* [The request] Transcribe the material in full. Nothing should differ except that the pictures are left out.

----- Source material

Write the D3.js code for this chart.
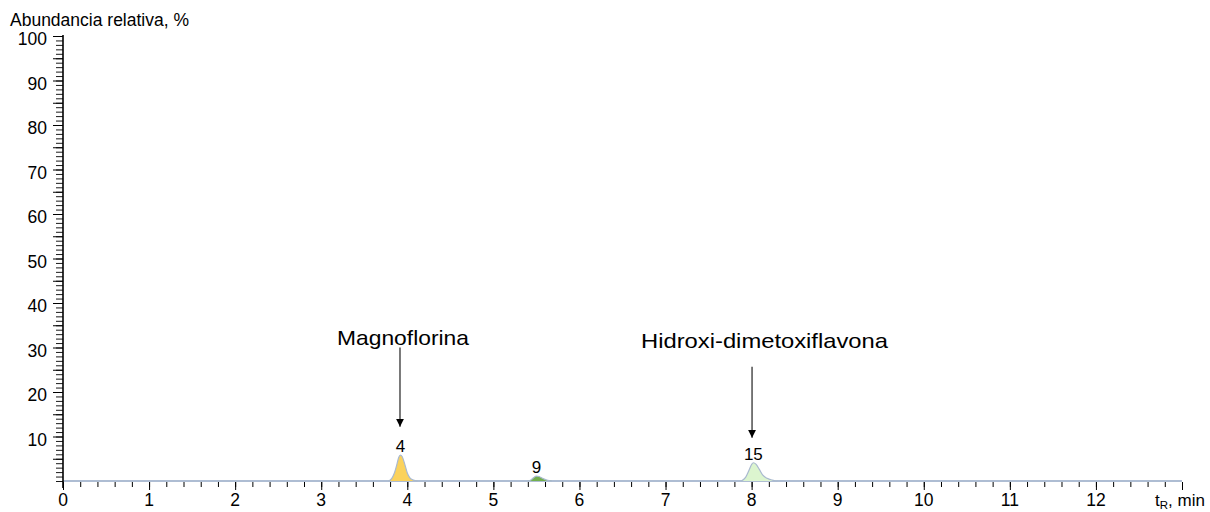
<!DOCTYPE html>
<html>
<head>
<meta charset="utf-8">
<script src="https://cdn.jsdelivr.net/npm/d3@7"></script>
<style>
  body { margin: 0; background: #fff; }
  svg { display: block; font-family: "Liberation Sans", Arial, sans-serif; }
</style>
</head>
<body>
<svg id="chart"></svg>
<script>
// chromatogram values
const xTicks = [0, 1, 2, 3, 4, 5, 6, 7, 8, 9, 10, 11, 12];
const yTicks = [10, 20, 30, 40, 50, 60, 70, 80, 90, 100];

const peakIds = ["4", "9", "15"];
const peakColors = ["#fbd25c", "#73b04e", "#dcf5cf"];
const peakTimes = [
  [3.78, 3.82, 3.85, 3.88, 3.90, 3.92, 3.94, 3.97, 4.00, 4.03, 4.07, 4.12],
  [5.40, 5.44, 5.47, 5.50, 5.53, 5.57, 5.62, 5.68],
  [7.88, 7.93, 7.97, 8.00, 8.02, 8.05, 8.09, 8.13, 8.18, 8.24, 8.30]
];
const peakValues = [
  [0, 0.6, 1.8, 3.8, 5.3, 5.8, 5.5, 3.8, 1.8, 0.7, 0.2, 0],
  [0, 0.3, 0.8, 1.1, 1.0, 0.6, 0.2, 0],
  [0, 0.8, 2.4, 3.7, 4.1, 3.8, 2.6, 1.3, 0.6, 0.2, 0]
];

const annNames = ["Magnoflorina", "Hidroxi-dimetoxiflavona"];
const annArrowX = [3.915, 8.005];
const annTextX = [3.95, 8.15];
const annTextY = [30.6, 30.0];
const annArrowTop = [30, 25.7];
const annArrowTip = [12.2, 9.7];

const width = 1210, height = 512;
const svg = d3.select("#chart").attr("width", width).attr("height", height);

const x = d3.scaleLinear().domain([0, 13]).range([63, 1182]);
const y = d3.scaleLinear().domain([0, 100]).range([481, 36]);

// baseline trace
svg.append("line")
  .attr("x1", x(0)).attr("x2", x(13))
  .attr("y1", y(0)).attr("y2", y(0))
  .attr("stroke", "#aebdd3").attr("stroke-width", 2);

// peaks
const area = d3.area().curve(d3.curveMonotoneX)
  .x(d => x(d[0])).y0(y(0)).y1(d => y(d[1]));
const line = d3.line().curve(d3.curveMonotoneX)
  .x(d => x(d[0])).y(d => y(d[1]));

peakIds.forEach((id, i) => {
  const pts = peakTimes[i].map((t, j) => [t, peakValues[i][j]]);
  svg.append("path").attr("d", area(pts)).attr("fill", peakColors[i]);
  svg.append("path").attr("d", line(pts))
    .attr("fill", "none").attr("stroke", "#a9b9cf").attr("stroke-width", 1.2);
  const top = d3.maxIndex(peakValues[i]);
  svg.append("text")
    .attr("x", x(peakTimes[i][top]))
    .attr("y", y(peakValues[i][top]) - 3)
    .attr("text-anchor", "middle")
    .attr("font-size", 17)
    .text(id);
});

// x axis (ticks downward)
const xAxis = svg.append("g").attr("transform", `translate(0,${y(0) + 1})`);
xAxis.call(d3.axisBottom(x).tickValues(d3.range(0, 13.01, 0.2)).tickSize(5).tickFormat(""))
  .call(g => g.select(".domain").remove())
  .call(g => g.selectAll("line").attr("stroke", "#000"));
xAxis.append("g")
  .call(d3.axisBottom(x).tickValues(xTicks.concat([13])).tickSize(8).tickFormat(""))
  .call(g => g.select(".domain").remove())
  .call(g => g.selectAll("line").attr("stroke", "#000"));
xAxis.selectAll(".xlab").data(xTicks).enter().append("text")
  .attr("class", "xlab")
  .attr("x", d => x(d)).attr("y", 24)
  .attr("text-anchor", "middle").attr("font-size", 17.5).attr("fill", "#000")
  .text(d => d);

const xTitle = xAxis.append("text").attr("x", 1155).attr("y", 24)
  .attr("text-anchor", "start")
  .attr("font-size", 17).attr("fill", "#000");
xTitle.append("tspan").text("t");
xTitle.append("tspan").attr("font-size", 11.5).attr("dy", 3).text("R");
xTitle.append("tspan").attr("dy", -3).text(", min");

// y axis
const yAxis = svg.append("g").attr("transform", `translate(${x(0)},0)`);
yAxis.call(d3.axisLeft(y).tickValues(d3.range(0, 101, 1)).tickSize(7).tickFormat(""))
  .call(g => g.select(".domain").remove())
  .call(g => g.selectAll("line").attr("stroke", "#000").attr("stroke-width", 0.9));
yAxis.append("g")
  .call(d3.axisLeft(y).tickValues(d3.range(5, 101, 5)).tickSize(10).tickFormat(""))
  .call(g => g.select(".domain").remove())
  .call(g => g.selectAll("line").attr("stroke", "#000"));
yAxis.append("line")
  .attr("x1", 0).attr("x2", 0).attr("y1", y(100) - 1).attr("y2", y(0) + 7)
  .attr("stroke", "#000").attr("stroke-width", 1.6);
yAxis.selectAll(".ylab").data(yTicks).enter().append("text")
  .attr("class", "ylab")
  .attr("x", -16).attr("y", d => y(d) + 9)
  .attr("text-anchor", "end").attr("font-size", 17.5).attr("fill", "#000")
  .text(d => d);

svg.append("text").attr("x", 10).attr("y", 26)
  .attr("font-size", 17.5).text("Abundancia relativa, %");

// annotations with arrows
svg.append("defs").append("marker")
  .attr("id", "arrow").attr("viewBox", "0 0 10 10")
  .attr("refX", 10).attr("refY", 5)
  .attr("markerWidth", 8).attr("markerHeight", 9)
  .attr("markerUnits", "userSpaceOnUse")
  .attr("orient", "auto")
  .append("path").attr("d", "M0,0L10,5L0,10Z").attr("fill", "#000");

annNames.forEach((name, i) => {
  svg.append("line")
    .attr("x1", x(annArrowX[i])).attr("x2", x(annArrowX[i]))
    .attr("y1", y(annArrowTop[i])).attr("y2", y(annArrowTip[i]))
    .attr("stroke", "#333").attr("stroke-width", 1.3)
    .attr("marker-end", "url(#arrow)");
  svg.append("text")
    .attr("x", x(annTextX[i])).attr("y", y(annTextY[i]))
    .attr("text-anchor", "middle").attr("font-size", 21)
    .attr("textLength", name === "Magnoflorina" ? 132 : 247)
    .attr("lengthAdjust", "spacingAndGlyphs")
    .text(name);
});
</script>
</body>
</html>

----------

* [Reply]
Write the D3.js code for this chart.
<!DOCTYPE html>
<html>
<head>
<meta charset="utf-8">
<script src="https://cdn.jsdelivr.net/npm/d3@7"></script>
<style>
  body { margin: 0; background: #fff; }
  svg { display: block; font-family: "Liberation Sans", Arial, sans-serif; }
</style>
</head>
<body>
<svg id="chart"></svg>
<script>
// chromatogram values
const xTicks = [0, 1, 2, 3, 4, 5, 6, 7, 8, 9, 10, 11, 12];
const yTicks = [10, 20, 30, 40, 50, 60, 70, 80, 90, 100];

const peakIds = ["4", "9", "15"];
const peakColors = ["#fbd25c", "#73b04e", "#dcf5cf"];
const peakTimes = [
  [3.78, 3.82, 3.85, 3.88, 3.90, 3.92, 3.94, 3.97, 4.00, 4.03, 4.07, 4.12],
  [5.40, 5.44, 5.47, 5.50, 5.53, 5.57, 5.62, 5.68],
  [7.88, 7.93, 7.97, 8.00, 8.02, 8.05, 8.09, 8.13, 8.18, 8.24, 8.30]
];
const peakValues = [
  [0, 0.6, 1.8, 3.8, 5.3, 5.8, 5.5, 3.8, 1.8, 0.7, 0.2, 0],
  [0, 0.3, 0.8, 1.1, 1.0, 0.6, 0.2, 0],
  [0, 0.8, 2.4, 3.7, 4.1, 3.8, 2.6, 1.3, 0.6, 0.2, 0]
];

const annNames = ["Magnoflorina", "Hidroxi-dimetoxiflavona"];
const annArrowX = [3.915, 8.005];
const annTextX = [3.95, 8.15];
const annTextY = [30.6, 30.0];
const annArrowTop = [30, 25.7];
const annArrowTip = [12.2, 9.7];

const width = 1210, height = 512;
const svg = d3.select("#chart").attr("width", width).attr("height", height);

const x = d3.scaleLinear().domain([0, 13]).range([63, 1182]);
const y = d3.scaleLinear().domain([0, 100]).range([481, 36]);

// baseline trace
svg.append("line")
  .attr("x1", x(0)).attr("x2", x(13))
  .attr("y1", y(0)).attr("y2", y(0))
  .attr("stroke", "#aebdd3").attr("stroke-width", 2);

// peaks
const area = d3.area().curve(d3.curveMonotoneX)
  .x(d => x(d[0])).y0(y(0)).y1(d => y(d[1]));
const line = d3.line().curve(d3.curveMonotoneX)
  .x(d => x(d[0])).y(d => y(d[1]));

peakIds.forEach((id, i) => {
  const pts = peakTimes[i].map((t, j) => [t, peakValues[i][j]]);
  svg.append("path").attr("d", area(pts)).attr("fill", peakColors[i]);
  svg.append("path").attr("d", line(pts))
    .attr("fill", "none").attr("stroke", "#a9b9cf").attr("stroke-width", 1.2);
  const top = d3.maxIndex(peakValues[i]);
  svg.append("text")
    .attr("x", x(peakTimes[i][top]))
    .attr("y", y(peakValues[i][top]) - 3)
    .attr("text-anchor", "middle")
    .attr("font-size", 17)
    .text(id);
});

// x axis (ticks downward)
const xAxis = svg.append("g").attr("transform", `translate(0,${y(0) + 1})`);
xAxis.call(d3.axisBottom(x).tickValues(d3.range(0, 13.01, 0.2)).tickSize(5).tickFormat(""))
  .call(g => g.select(".domain").remove())
  .call(g => g.selectAll("line").attr("stroke", "#000"));
xAxis.append("g")
  .call(d3.axisBottom(x).tickValues(xTicks.concat([13])).tickSize(8).tickFormat(""))
  .call(g => g.select(".domain").remove())
  .call(g => g.selectAll("line").attr("stroke", "#000"));
xAxis.selectAll(".xlab").data(xTicks).enter().append("text")
  .attr("class", "xlab")
  .attr("x", d => x(d)).attr("y", 24)
  .attr("text-anchor", "middle").attr("font-size", 17.5).attr("fill", "#000")
  .text(d => d);

const xTitle = xAxis.append("text").attr("x", 1155).attr("y", 24)
  .attr("text-anchor", "start")
  .attr("font-size", 17).attr("fill", "#000");
xTitle.append("tspan").text("t");
xTitle.append("tspan").attr("font-size", 11.5).attr("dy", 3).text("R");
xTitle.append("tspan").attr("dy", -3).text(", min");

// y axis
const yAxis = svg.append("g").attr("transform", `translate(${x(0)},0)`);
yAxis.call(d3.axisLeft(y).tickValues(d3.range(0, 101, 1)).tickSize(7).tickFormat(""))
  .call(g => g.select(".domain").remove())
  .call(g => g.selectAll("line").attr("stroke", "#000").attr("stroke-width", 0.9));
yAxis.append("g")
  .call(d3.axisLeft(y).tickValues(d3.range(5, 101, 5)).tickSize(10).tickFormat(""))
  .call(g => g.select(".domain").remove())
  .call(g => g.selectAll("line").attr("stroke", "#000"));
yAxis.append("line")
  .attr("x1", 0).attr("x2", 0).attr("y1", y(100) - 1).attr("y2", y(0) + 7)
  .attr("stroke", "#000").attr("stroke-width", 1.6);
yAxis.selectAll(".ylab").data(yTicks).enter().append("text")
  .attr("class", "ylab")
  .attr("x", -16).attr("y", d => y(d) + 9)
  .attr("text-anchor", "end").attr("font-size", 17.5).attr("fill", "#000")
  .text(d => d);

svg.append("text").attr("x", 10).attr("y", 26)
  .attr("font-size", 17.5).text("Abundancia relativa, %");

// annotations with arrows
svg.append("defs").append("marker")
  .attr("id", "arrow").attr("viewBox", "0 0 10 10")
  .attr("refX", 10).attr("refY", 5)
  .attr("markerWidth", 8).attr("markerHeight", 9)
  .attr("markerUnits", "userSpaceOnUse")
  .attr("orient", "auto")
  .append("path").attr("d", "M0,0L10,5L0,10Z").attr("fill", "#000");

annNames.forEach((name, i) => {
  svg.append("line")
    .attr("x1", x(annArrowX[i])).attr("x2", x(annArrowX[i]))
    .attr("y1", y(annArrowTop[i])).attr("y2", y(annArrowTip[i]))
    .attr("stroke", "#333").attr("stroke-width", 1.3)
    .attr("marker-end", "url(#arrow)");
  svg.append("text")
    .attr("x", x(annTextX[i])).attr("y", y(annTextY[i]))
    .attr("text-anchor", "middle").attr("font-size", 21)
    .attr("textLength", name === "Magnoflorina" ? 132 : 247)
    .attr("lengthAdjust", "spacingAndGlyphs")
    .text(name);
});
</script>
</body>
</html>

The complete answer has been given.